Stock price prediction is one of the significant and most difficult tasks in the world of finance. Most traders rely on technical, fundamental & quantitative analysis for making predictions or generating price signals. The dependence of the Stock market on many factors including the unquantifiable human emotions makes the stock prices highly volatile and challenging to predict. With the advancement of Machine learning in many Industries, its ripple effect is also observed in the finance Industry and for the price predictions. Although many people argue that the prices are random walk and no patterns can be found, contrary to this there are strong arguments for the seasonality of the prices and patterns in the stock data. But here comes the main challenge, since stock prices are generated every second there can always be a drift in the data distribution making past data and models obsolete for generating current predictions.

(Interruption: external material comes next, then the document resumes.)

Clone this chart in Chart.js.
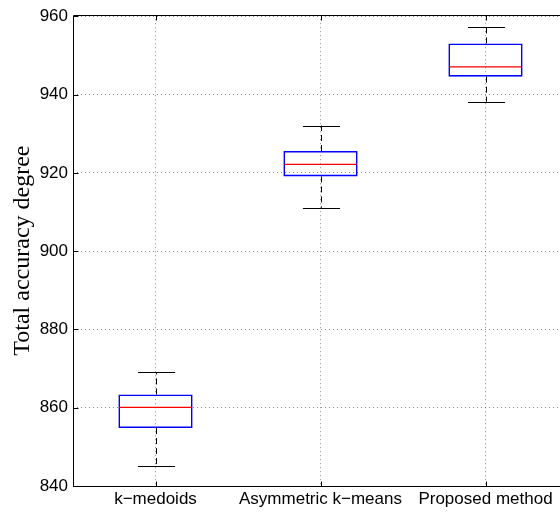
<!DOCTYPE html>
<html>
<head>
<meta charset="utf-8">
<script src="https://cdn.jsdelivr.net/npm/chart.js@4/dist/chart.umd.min.js"></script>
<style>
  html, body { margin: 0; padding: 0; overflow: hidden; background: #fff; }
  canvas { display: block; }
</style>
</head>
<body>
<canvas id="Chart" width="580" height="514" style="width:580px;height:514px"></canvas>
<script>
const categories = ['k\u2212medoids', 'Asymmetric k\u2212means', 'Proposed method'];
const whiskerLow = [845, 911.1, 938.2];
const quart1 = [854.8, 919.1, 944.6];
const medians = [860.1, 922.2, 947.1];
const quart3 = [863.4, 925.6, 953.1];
const whiskerHigh = [869.1, 932.1, 957.2];
const yTicks = [840, 860, 880, 900, 920, 940, 960];

// draws whiskers, caps, median and the MATLAB style frame with inward ticks
const boxExtras = {
    id: 'boxExtras',
    afterDatasetsDraw(chart) {
        const ctx = chart.ctx;
        const xs = chart.scales.x;
        const ys = chart.scales.y;
        const area = chart.chartArea;
        const meta = chart.getDatasetMeta(0);
        ctx.save();
        ctx.lineWidth = 1;

        // dashed whiskers
        ctx.strokeStyle = '#000';
        ctx.setLineDash([6, 4]);
        ctx.beginPath();
        categories.forEach((c, i) => {
            const x = Math.round(xs.getPixelForValue(i)) + 0.5;
            ctx.moveTo(x, ys.getPixelForValue(quart3[i]));
            ctx.lineTo(x, ys.getPixelForValue(whiskerHigh[i]));
            ctx.moveTo(x, ys.getPixelForValue(quart1[i]));
            ctx.lineTo(x, ys.getPixelForValue(whiskerLow[i]));
        });
        ctx.stroke();
        ctx.setLineDash([]);

        // caps
        ctx.beginPath();
        categories.forEach((c, i) => {
            const x = Math.round(xs.getPixelForValue(i)) + 0.5;
            const capW = meta.data[i].width / 2;
            const yh = Math.round(ys.getPixelForValue(whiskerHigh[i])) + 0.5;
            const yl = Math.round(ys.getPixelForValue(whiskerLow[i])) + 0.5;
            ctx.moveTo(x - capW / 2, yh);
            ctx.lineTo(x + capW / 2, yh);
            ctx.moveTo(x - capW / 2, yl);
            ctx.lineTo(x + capW / 2, yl);
        });
        ctx.stroke();

        // medians
        ctx.strokeStyle = '#ff0000';
        ctx.lineWidth = 1.3;
        categories.forEach((c, i) => {
            const x = xs.getPixelForValue(i);
            const w = meta.data[i].width;
            const yMed = ys.getPixelForValue(medians[i]);
            ctx.beginPath();
            ctx.moveTo(x - w / 2 + 1, yMed);
            ctx.lineTo(x + w / 2 - 1, yMed);
            ctx.stroke();
        });
        ctx.lineWidth = 1;

        // frame
        ctx.strokeStyle = '#000';
        const L = Math.round(area.left) + 0.5;
        const T = Math.round(area.top) + 0.5;
        const B = Math.round(area.bottom) + 0.5;
        ctx.beginPath();
        ctx.moveTo(L, T);
        ctx.lineTo(area.right, T);
        ctx.moveTo(L, T);
        ctx.lineTo(L, B);
        ctx.lineTo(area.right, B);
        ctx.stroke();

        // inward ticks
        ctx.beginPath();
        yTicks.forEach(v => {
            const y = Math.round(ys.getPixelForValue(v)) + 0.5;
            ctx.moveTo(L, y);
            ctx.lineTo(L + 5, y);
        });
        categories.forEach((c, i) => {
            const x = Math.round(xs.getPixelForValue(i)) + 0.5;
            ctx.moveTo(x, B);
            ctx.lineTo(x, B - 5);
            ctx.moveTo(x, T);
            ctx.lineTo(x, T + 5);
        });
        ctx.stroke();
        ctx.restore();
    }
};

const data = {
    labels: categories,
    datasets: [{
        label: 'box',
        data: quart1.map((q, i) => [q, quart3[i]]),
        backgroundColor: 'rgba(0,0,0,0)',
        borderColor: '#0000ff',
        borderWidth: 1.6,
        borderSkipped: false,
        barPercentage: 0.45,
        categoryPercentage: 1.0
    }]
};

const config = {
    type: 'bar',
    data,
    options: {
        responsive: false,
        animation: false,
        devicePixelRatio: 1,
        layout: { padding: { top: 14, right: 12, left: 0, bottom: 0 } },
        plugins: {
            legend: { display: false },
            tooltip: { enabled: false }
        },
        scales: {
            x: {
                offset: true,
                grid: {
                    offset: false,
                    color: 'rgba(0,0,0,0.45)',
                    drawTicks: false
                },
                border: { display: false, dash: [1, 3] },
                ticks: {
                    color: '#000',
                    padding: 3,
                    maxRotation: 0,
                    autoSkip: false,
                    font: { family: 'Liberation Sans, Arial, sans-serif', size: 17 }
                },
                afterFit(scale) { scale.height = 28; }
            },
            y: {
                min: 840,
                max: 960.3,
                afterBuildTicks(scale) { scale.ticks = yTicks.map(v => ({ value: v })); },
                grid: {
                    color: 'rgba(0,0,0,0.45)',
                    drawTicks: false
                },
                border: { display: false, dash: [1, 3] },
                ticks: {
                    color: '#000',
                    padding: 5,
                    font: { family: 'Liberation Sans, Arial, sans-serif', size: 17 }
                },
                title: {
                    display: true,
                    text: 'Total accuracy degree',
                    color: '#000',
                    padding: { top: 8, bottom: 0 },
                    font: { family: 'Liberation Serif, Times New Roman, serif', size: 24, weight: 'normal' }
                },
                afterFit(scale) { scale.width = 73; }
            }
        }
    },
    plugins: [boxExtras]
};

const myChart = new Chart(document.getElementById('Chart'), config);
</script>
</body>
</html>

Online learning algorithms can address these problems in a certain manner with Incremental learning approaches. Huge drawback of most of the online learning techniques is that there is no scope for decremental learning (Forget some of the past data) and no flexibility for real-time feature selection. In this article, we discuss the potential of ARTML technique to address the above-mentioned problems for accurately predicting the trend of the stock market. We will implement Naive Bayesian & Linear Discriminant Analysis classification algorithms for predicting the next day’s return (Positive/Negative).
For using ARTML for price signal prediction, SPY ETF data from 1993 to 2019 is taken from the Yahoo finance. SPY or S&P 500 is an American stock market index based on the market capitalizations of 500 large companies having common stock listed on the NYSE, NASDAQ, or the Cboe BZX Exchange. The data includes Opening & closing prices, High & low prices and trade volumes for all the trading days from 1993 to 2019. Stock data is generally very clean and no further preprocessing or data cleaning is required other than feature engineering. Return, Standard deviations, and Volume of stocks traded for the different window periods (Window = 2/5/10/20) are created as new features. Since we aim to do real-time feature selection it is always good to start with more number of features and select the best features from them at any point in time.

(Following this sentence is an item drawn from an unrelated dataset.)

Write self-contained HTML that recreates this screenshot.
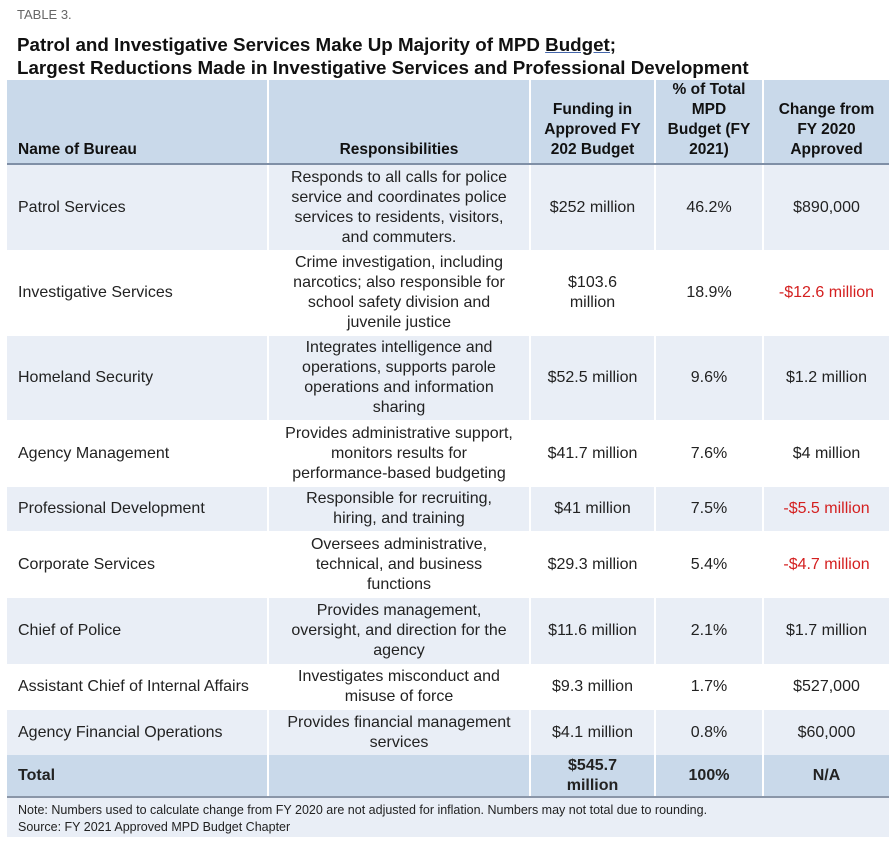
<!DOCTYPE html>
<html><head><meta charset="utf-8"><style>
body{margin:0;background:#fff;width:895px;height:845px;position:relative;font-family:"Liberation Sans",sans-serif;color:#222;}
.tag{position:absolute;left:17px;top:7px;font-size:13px;color:#666;}
.title{position:absolute;left:17px;top:33px;font-weight:bold;font-size:18.8px;line-height:23px;color:#111;}
.title u{text-decoration-color:#4466aa;}
table{position:absolute;left:7px;top:80px;width:882px;border-collapse:collapse;table-layout:fixed;}
td,th{font-size:16px;line-height:20px;text-align:center;vertical-align:middle;padding:0 4px;border-left:2px solid #fff;border-right:2px solid #fff;white-space:nowrap;}
td:first-child,th:first-child{text-align:left;padding-left:11px;border-left:none}
td:last-child,th:last-child{border-right:none}
thead th{background:#c9d9ea;font-size:15.5px;font-weight:bold;vertical-align:bottom;padding-bottom:3px;border-bottom:2px solid #7f8fa6;color:#111;}
tr.l td{background:#e9eef6}
tr.w td{background:#fff}
tr.t td{background:#c9d9ea;font-weight:bold;border-bottom:2px solid #8a96a8;}
.red{color:#d42020}
.note{position:absolute;left:7px;top:798px;height:39px;background:#e9eef6;font-size:12.5px;line-height:17px;padding:4px 0 0 11px;box-sizing:border-box;width:882px;color:#222;}
</style></head><body>
<div class="tag">TABLE 3.</div>
<div class="title">Patrol and Investigative Services Make Up Majority of MPD <u>Budget;</u><br>Largest Reductions Made in Investigative Services and Professional Development</div>
<table>
<colgroup><col style="width:261px"><col style="width:262px"><col style="width:125px"><col style="width:108px"><col style="width:126px"></colgroup>
<thead><tr style="height:84px"><th>Name of Bureau</th><th>Responsibilities</th><th>Funding in<br>Approved FY<br>202 Budget</th><th>% of Total<br>MPD<br>Budget (FY<br>2021)</th><th>Change from<br>FY 2020<br>Approved</th></tr></thead>
<tbody>
<tr class="l" style="height:86px"><td>Patrol Services</td><td>Responds to all calls for police<br>service and coordinates police<br>services to residents, visitors,<br>and commuters.</td><td>$252 million</td><td>46.2%</td><td>$890,000</td></tr>
<tr class="w" style="height:86px"><td>Investigative Services</td><td>Crime investigation, including<br>narcotics; also responsible for<br>school safety division and<br>juvenile justice</td><td>$103.6<br>million</td><td>18.9%</td><td class="red">-$12.6 million</td></tr>
<tr class="l" style="height:84px"><td>Homeland Security</td><td>Integrates intelligence and<br>operations, supports parole<br>operations and information<br>sharing</td><td>$52.5 million</td><td>9.6%</td><td>$1.2 million</td></tr>
<tr class="w" style="height:67px"><td>Agency Management</td><td>Provides administrative support,<br>monitors results for<br>performance-based budgeting</td><td>$41.7 million</td><td>7.6%</td><td>$4 million</td></tr>
<tr class="l" style="height:44px"><td>Professional Development</td><td>Responsible for recruiting,<br>hiring, and training</td><td>$41 million</td><td>7.5%</td><td class="red">-$5.5 million</td></tr>
<tr class="w" style="height:67px"><td>Corporate Services</td><td>Oversees administrative,<br>technical, and business<br>functions</td><td>$29.3 million</td><td>5.4%</td><td class="red">-$4.7 million</td></tr>
<tr class="l" style="height:66px"><td>Chief of Police</td><td>Provides management,<br>oversight, and direction for the<br>agency</td><td>$11.6 million</td><td>2.1%</td><td>$1.7 million</td></tr>
<tr class="w" style="height:46px"><td>Assistant Chief of Internal Affairs</td><td>Investigates misconduct and<br>misuse of force</td><td>$9.3 million</td><td>1.7%</td><td>$527,000</td></tr>
<tr class="l" style="height:45px"><td>Agency Financial Operations</td><td>Provides financial management<br>services</td><td>$4.1 million</td><td>0.8%</td><td>$60,000</td></tr>
<tr class="t" style="height:42px"><td>Total</td><td></td><td>$545.7<br>million</td><td>100%</td><td>N/A</td></tr>
</tbody></table>
<div class="note">Note: Numbers used to calculate change from FY 2020 are not adjusted for inflation. Numbers may not total due to rounding.<br>Source: FY 2021 Approved MPD Budget Chapter</div>
</body></html>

A new feature of ‘return’ is created by considering the next days closing price. If the consecutive trading day closing price is higher than the current closing price then return is considered to be positive/1. Our aim of this project is to build a real-time adaptive model to make this return prediction.
Linear Discriminant Analysis (LDA) algorithm is used for making the return predictions in our case. Whole training data is sliced into subsets and LDA model is incrementally trained and tested over an unseen 2018-19 stock data. Since this is a Time series data, we cannot randomly split the data instead data is sliced into different sets in the same order. (In real scenarios we can update the model with the new stock data and use these updated models for making the future predictions.) Here our main goal is to show how the drift in data distribution can be used to update the models to make better predictions. Also, this project does not focus on building the complex trading strategies (features) to increase the prediction accuracies rather its main focus is to show the power of ARTML for addressing the concept drift issues in stock data. When powerful are models built using this powerful ARTML technique, this synergic effect could be a game-changer.
Detailed code and implementation steps for this project can be found in the Jupyter notebook
Binary classification evaluation metrics like Precision/Recall & accuracy can be used for evaluating the model. Since precision represents the number of relevant results, this clearly shows the percentage of positive return predictions made by the model. Also, CAGR (Compound Annual Growth Rate) & Sharpe ratio are calculated for evaluating the trading strategy.
The True power of ARTML can be exploited during the deployment. Once the model with a particular trading strategy is built and deployed, the model can be continuously updated with the ever-increasing new labeled data that is generated every second. When the model gets updated with some anomaly data which is common in the stock market (Variations due to temporary political changes etc.,) ARTML models have the power to forget these data points. Also, Basic element table can be built considering all fundamental, technical & economic factors and only features that gives better classifier performance can be selected in real time. These flexibilities make ARTML highly powerful for real-time stock market predictions.